Simplification of Rational Exponents

A rational exponent is an exponent written as a fraction. The key definition is:

$a^{\frac{m}{n}} = \sqrt[n]{a^m} = (\sqrt[n]{a})^m$

The denominator of the fraction is the root, and the numerator is the power. For example, $8^{\frac{2}{3}} = (\sqrt[3]{8})^2 = 2^2 = 4$.

When $n$ is even, we need $a \geq 0$ to stay in the real numbers.

The same exponent rules you already know apply to rational exponents:

1. Product rule: $a^{\frac{m}{n}} \cdot a^{\frac{p}{q}} = a^{\frac{m}{n} + \frac{p}{q}}$ (add the exponents using a common denominator)

2. Quotient rule: $\frac{a^{\frac{m}{n}}}{a^{\frac{p}{q}}} = a^{\frac{m}{n} - \frac{p}{q}}$

3. Power rule: $(a^{\frac{m}{n}})^{\frac{p}{q}} = a^{\frac{mp}{nq}}$

Example using the product rule: $4^{\frac{1}{2}} \cdot 4^{\frac{1}{3}} = 4^{\frac{1}{2} + \frac{1}{3}} = 4^{\frac{5}{6}}$

The trick is just careful fraction arithmetic with the exponents.

Conversion Between Radicals and Exponents

Being able to switch between radical notation and rational exponent notation is a core skill. Use whichever form makes the problem easier to work with.

• Radical to exponent: $\sqrt[n]{a^m} = a^{\frac{m}{n}}$
• Exponent to radical: $a^{\frac{m}{n}} = \sqrt[n]{a^m}$

The special case where $m = 1$: $\sqrt[n]{a} = a^{\frac{1}{n}}$

Example: Simplify $\sqrt[4]{81}$.

1. Convert to exponent form: $81^{\frac{1}{4}}$
2. Rewrite the base as a power: $(3^4)^{\frac{1}{4}}$
3. Apply the power rule: $3^{\frac{4}{4}} = 3^1 = 3$

Rational exponent form is especially useful when you need to apply exponent rules.
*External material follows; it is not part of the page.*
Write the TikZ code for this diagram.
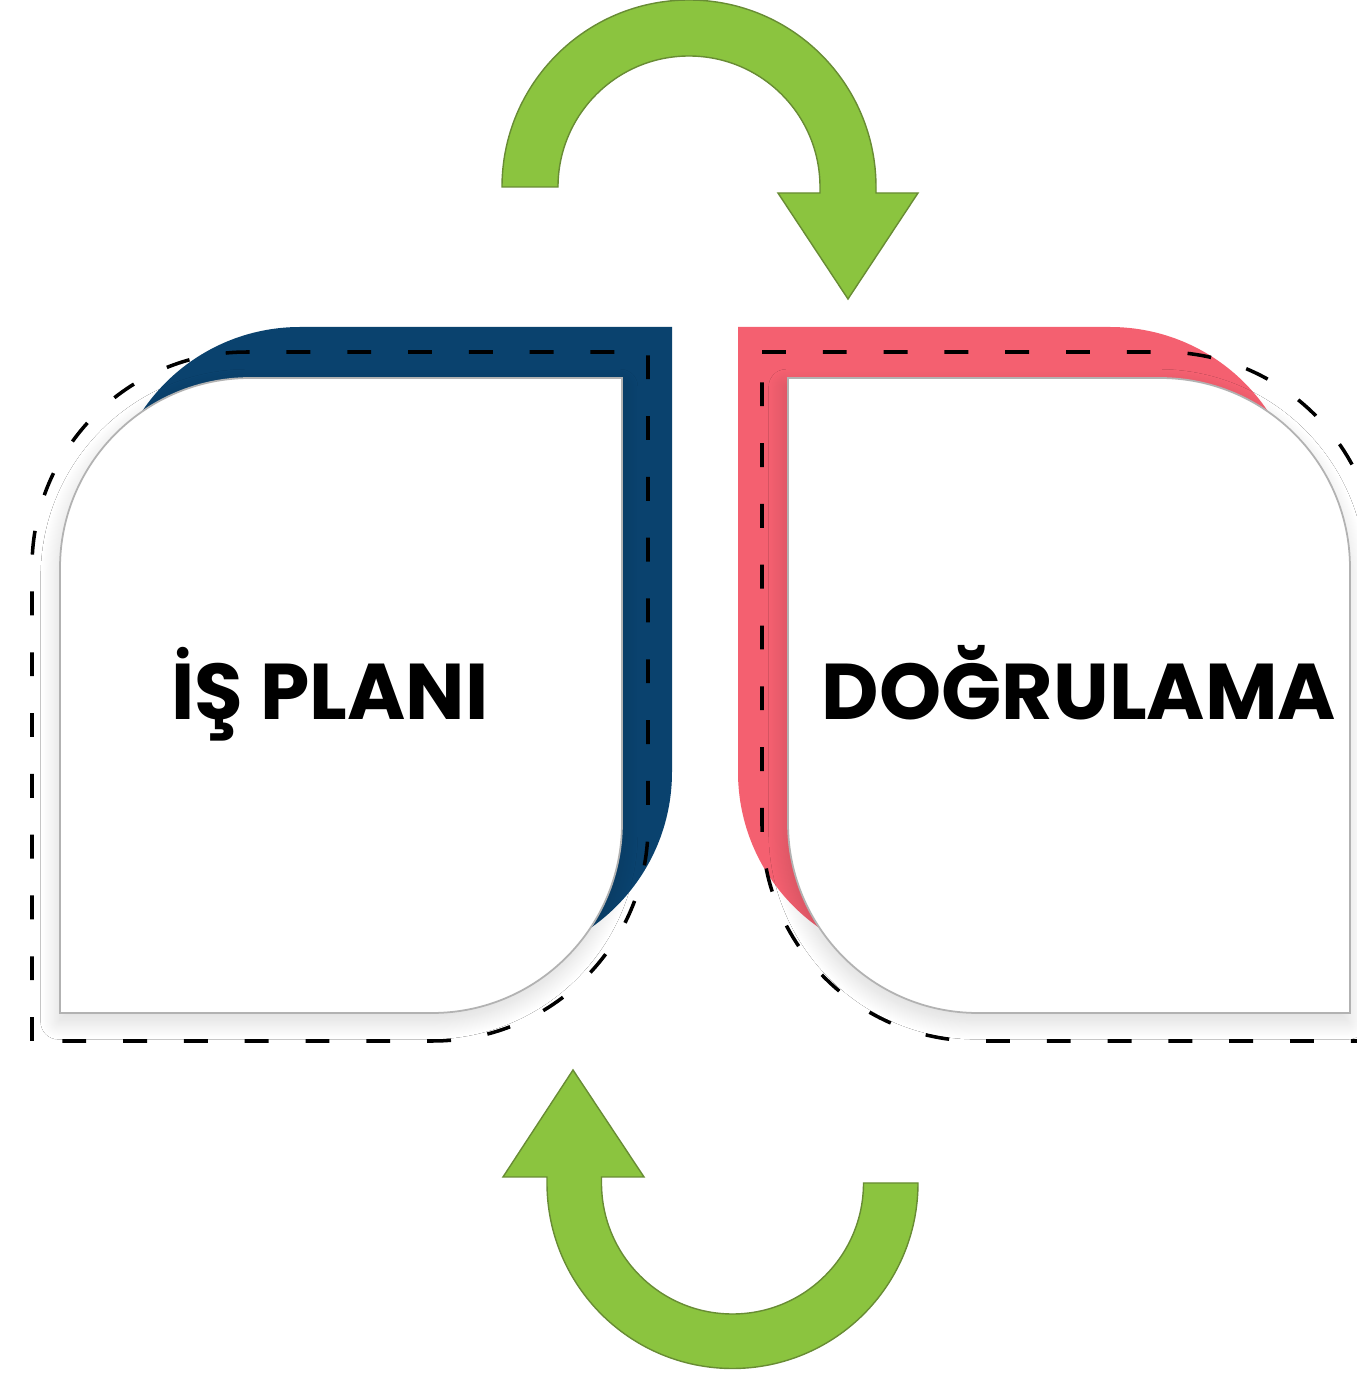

Radical form is often better for final answers or when estimating values.

Advanced Concepts

Complex Numbers and Absolute Value

When you take the square root of a negative number, you leave the real number system and enter the complex numbers. The foundation is the definition $\sqrt{-1} = i$, called the imaginary unit.

For any negative radicand: $\sqrt{-a} = i\sqrt{a}$ for $a > 0$. For example, $\sqrt{-9} = 3i$.

The absolute value of a complex number represents its distance from zero on the complex plane, but that topic gets developed more fully in later units.

Domain Restrictions

Radicals and rational exponents come with domain restrictions you need to watch for:

• Even-index radicals (square roots, fourth roots, etc.) require the radicand to be non-negative. For example, $\sqrt{x}$ is only defined for $x \geq 0$ in the real numbers.
• Odd-index radicals (cube roots, fifth roots, etc.) accept any real number. $\sqrt[3]{-8} = -2$ is perfectly valid.
• Rational exponents with even denominators follow the same restriction as even-index radicals.

These restrictions become especially important when you're finding the domain of functions that involve radicals or rational exponents.